Rather, the United States is today held together only by an intricate system of federal patronage. The federal government, using taxpayer money, essentially pays people to make sure they remain attached to, and dependent on, the central government. For example, the federal welfare state has been fabulously successful at making a large portion of the population hooked on the government’s social benefits. As we saw in the failed secession vote in Scotland in 2014, pensioners will reliably support the central government so long as it continues to dole out cash to these elderly wards of the state. American recipients of Social Security are no different. Few of these will support secession if it disrupts access to their precious government checks.  Meanwhile, an enormous system of farm subsidies, military spending, federal contracts, and NGOS ensures that millions of Americans owe their livelihoods to the central governments. Movements toward secession threaten to disrupt these gravy trains.

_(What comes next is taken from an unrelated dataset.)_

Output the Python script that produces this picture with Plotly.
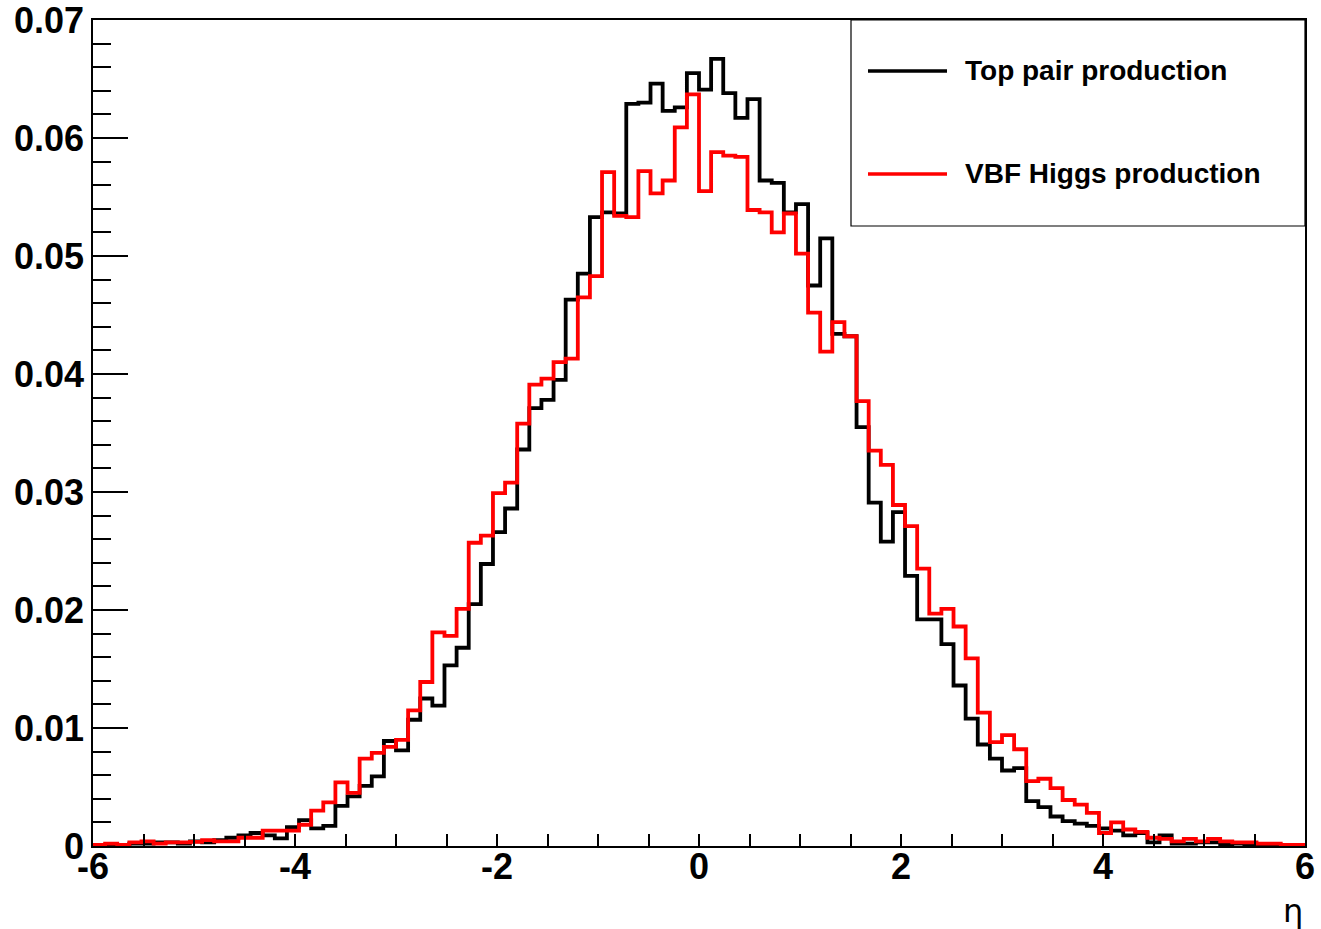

On the other hand, disintegration will come when the patronage system begins to falter. As the US rushes toward a federal debt of forty trillion dollars—soon to be followed by fifty trillion—the US government will find it harder and hard to balance its growing debt payments with the usual “generosity” of the state. Americans will then have to look to other institutions for their livelihoods, their pensions, and their “free stuff.” That is when secession starts to become a far more attractive option. After all, why stay attached to a political system that takes so much, and offers so little in return?

Until then, the best we can do is agitate for disunion, independence, and an orderly dismantling of the American leviathan state. It’s good preparation for the inevitable future.

Note: The views expressed on Mises.org are not necessarily those of the Mises Institute.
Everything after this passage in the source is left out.